Exercise instructions – Reproduce the listing exactly, with no pictures in your copy.

Data lines –
[BEGIN]
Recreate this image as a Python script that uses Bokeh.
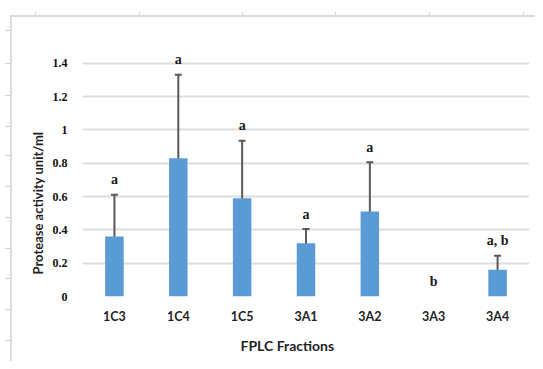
import math
from bokeh.plotting import figure
from bokeh.models import (ColumnDataSource, FactorRange, Range1d, FixedTicker,
                          Whisker, TeeHead, Title)
from bokeh.core.properties import value
from bokeh.embed import file_html
from bokeh.resources import INLINE

categories = ["1C3", "1C4", "1C5", "3A1", "3A2", "3A3", "3A4"]
activity = [0.36, 0.83, 0.59, 0.32, 0.51, 0.0, 0.16]
error = [0.25, 0.50, 0.345, 0.085, 0.295, 0.0, 0.084]
letters = ["a", "a", "a", "a", "a", "b", "a, b"]
y_ticks = [0, 0.2, 0.4, 0.6, 0.8, 1.0, 1.2, 1.4]
y_tick_labels = {0: "0", 0.2: "0.2", 0.4: "0.4", 0.6: "0.6", 0.8: "0.8",
                 1.0: "1", 1.2: "1.2", 1.4: "1.4"}
x_title = "FPLC Fractions"
y_title = "Protease activity unit/ml"

W, H = 535, 361
p = figure(width=W, height=H, x_range=FactorRange(*categories),
           y_range=Range1d(0, 1.5), output_backend="svg", toolbar_location=None,
           min_border_left=82, min_border_right=6, min_border_top=46,
           min_border_bottom=64)
p.outline_line_color = None
p.background_fill_color = "white"
p.border_fill_alpha = 0

# chart-area frame of the original (left and top edges, with small outer ticks)
g = "linear-gradient(#dcdcdc,#dcdcdc)"
t = "linear-gradient(#d4d4d4,#d4d4d4)"
bgs = [f"{g} 10px 15px / 2px 100% no-repeat", f"{g} 10px 15px / 100% 2px no-repeat"]
for tx in [35, 139, 242, 335, 429, 523]:
    bgs.append(f"{t} {tx}px 12px / 1px 4px no-repeat")
for ty in [30, 63, 95, 126, 155, 186, 217, 248, 278, 309, 340]:
    bgs.append(f"{t} 5px {ty}px / 5px 1px no-repeat")
p.styles = {"background": ", ".join(bgs) + ", white"}

lo = [a - e for a, e in zip(activity, error)]
hi = [a + e for a, e in zip(activity, error)]
src = ColumnDataSource(dict(cat=categories, val=activity, lo=lo, hi=hi, lab=letters))

p.vbar(x="cat", top="val", width=0.29, source=src, color="#5b9bd5", line_color=None)

wsrc = ColumnDataSource(dict(
    cat=[c for c, e in zip(categories, error) if e > 0],
    lo=[l for l, e in zip(lo, error) if e > 0],
    hi=[h for h, e in zip(hi, error) if e > 0]))
wh = Whisker(base="cat", lower="lo", upper="hi", source=wsrc,
             line_color="#595959", line_width=2,
             upper_head=TeeHead(size=7, line_color="#595959", line_width=2),
             lower_head=TeeHead(size=7, line_color="#595959", line_width=2))
p.add_layout(wh)

p.text(x="cat", y="hi", text="lab", source=src, text_align="center",
       text_baseline="middle", y_offset=-15, text_font=value("Liberation Serif"),
       text_font_style="bold", text_font_size="14px", text_color="#1a1a1a")

# axes
p.yaxis.ticker = FixedTicker(ticks=y_ticks)
p.yaxis.major_label_overrides = y_tick_labels
p.yaxis.axis_line_color = None
p.yaxis.major_tick_line_color = None
p.yaxis.minor_tick_line_color = None
p.yaxis.major_label_standoff = 9
p.yaxis.major_label_text_font = "Liberation Serif"
p.yaxis.major_label_text_font_style = "bold"
p.yaxis.major_label_text_font_size = "12px"
p.yaxis.major_label_text_color = "#111111"

p.xaxis.axis_line_color = None
p.xaxis.major_tick_line_color = None
p.xaxis.major_label_standoff = 6
p.xaxis.major_label_text_font = "Lato"
p.xaxis.major_label_text_font_style = "bold"
p.xaxis.major_label_text_font_size = "12.5px"
p.xaxis.major_label_text_color = "#1f1f1f"

p.xgrid.grid_line_color = None
p.ygrid.grid_line_color = "#dedede"
p.ygrid.grid_line_width = 2

# axis titles
p.add_layout(Title(text=x_title, align="left", offset=158, standoff=16,
                   text_font="Lato", text_font_style="bold", text_font_size="14px",
                   text_color="#1f1f1f"), "below")
p.add_layout(Title(text=y_title, align="left", offset=22, standoff=8,
                   text_font="Lato", text_font_style="bold", text_font_size="13px",
                   text_color="#1f1f1f"), "left")

with open("out.html", "w") as f:
    f.write(file_html(p, INLINE))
[END]
Full answer –
Recreate this image as a Python script that uses Bokeh.
import math
from bokeh.plotting import figure
from bokeh.models import (ColumnDataSource, FactorRange, Range1d, FixedTicker,
                          Whisker, TeeHead, Title)
from bokeh.core.properties import value
from bokeh.embed import file_html
from bokeh.resources import INLINE

categories = ["1C3", "1C4", "1C5", "3A1", "3A2", "3A3", "3A4"]
activity = [0.36, 0.83, 0.59, 0.32, 0.51, 0.0, 0.16]
error = [0.25, 0.50, 0.345, 0.085, 0.295, 0.0, 0.084]
letters = ["a", "a", "a", "a", "a", "b", "a, b"]
y_ticks = [0, 0.2, 0.4, 0.6, 0.8, 1.0, 1.2, 1.4]
y_tick_labels = {0: "0", 0.2: "0.2", 0.4: "0.4", 0.6: "0.6", 0.8: "0.8",
                 1.0: "1", 1.2: "1.2", 1.4: "1.4"}
x_title = "FPLC Fractions"
y_title = "Protease activity unit/ml"

W, H = 535, 361
p = figure(width=W, height=H, x_range=FactorRange(*categories),
           y_range=Range1d(0, 1.5), output_backend="svg", toolbar_location=None,
           min_border_left=82, min_border_right=6, min_border_top=46,
           min_border_bottom=64)
p.outline_line_color = None
p.background_fill_color = "white"
p.border_fill_alpha = 0

# chart-area frame of the original (left and top edges, with small outer ticks)
g = "linear-gradient(#dcdcdc,#dcdcdc)"
t = "linear-gradient(#d4d4d4,#d4d4d4)"
bgs = [f"{g} 10px 15px / 2px 100% no-repeat", f"{g} 10px 15px / 100% 2px no-repeat"]
for tx in [35, 139, 242, 335, 429, 523]:
    bgs.append(f"{t} {tx}px 12px / 1px 4px no-repeat")
for ty in [30, 63, 95, 126, 155, 186, 217, 248, 278, 309, 340]:
    bgs.append(f"{t} 5px {ty}px / 5px 1px no-repeat")
p.styles = {"background": ", ".join(bgs) + ", white"}

lo = [a - e for a, e in zip(activity, error)]
hi = [a + e for a, e in zip(activity, error)]
src = ColumnDataSource(dict(cat=categories, val=activity, lo=lo, hi=hi, lab=letters))

p.vbar(x="cat", top="val", width=0.29, source=src, color="#5b9bd5", line_color=None)

wsrc = ColumnDataSource(dict(
    cat=[c for c, e in zip(categories, error) if e > 0],
    lo=[l for l, e in zip(lo, error) if e > 0],
    hi=[h for h, e in zip(hi, error) if e > 0]))
wh = Whisker(base="cat", lower="lo", upper="hi", source=wsrc,
             line_color="#595959", line_width=2,
             upper_head=TeeHead(size=7, line_color="#595959", line_width=2),
             lower_head=TeeHead(size=7, line_color="#595959", line_width=2))
p.add_layout(wh)

p.text(x="cat", y="hi", text="lab", source=src, text_align="center",
       text_baseline="middle", y_offset=-15, text_font=value("Liberation Serif"),
       text_font_style="bold", text_font_size="14px", text_color="#1a1a1a")

# axes
p.yaxis.ticker = FixedTicker(ticks=y_ticks)
p.yaxis.major_label_overrides = y_tick_labels
p.yaxis.axis_line_color = None
p.yaxis.major_tick_line_color = None
p.yaxis.minor_tick_line_color = None
p.yaxis.major_label_standoff = 9
p.yaxis.major_label_text_font = "Liberation Serif"
p.yaxis.major_label_text_font_style = "bold"
p.yaxis.major_label_text_font_size = "12px"
p.yaxis.major_label_text_color = "#111111"

p.xaxis.axis_line_color = None
p.xaxis.major_tick_line_color = None
p.xaxis.major_label_standoff = 6
p.xaxis.major_label_text_font = "Lato"
p.xaxis.major_label_text_font_style = "bold"
p.xaxis.major_label_text_font_size = "12.5px"
p.xaxis.major_label_text_color = "#1f1f1f"

p.xgrid.grid_line_color = None
p.ygrid.grid_line_color = "#dedede"
p.ygrid.grid_line_width = 2

# axis titles
p.add_layout(Title(text=x_title, align="left", offset=158, standoff=16,
                   text_font="Lato", text_font_style="bold", text_font_size="14px",
                   text_color="#1f1f1f"), "below")
p.add_layout(Title(text=y_title, align="left", offset=22, standoff=8,
                   text_font="Lato", text_font_style="bold", text_font_size="13px",
                   text_color="#1f1f1f"), "left")

with open("out.html", "w") as f:
    f.write(file_html(p, INLINE))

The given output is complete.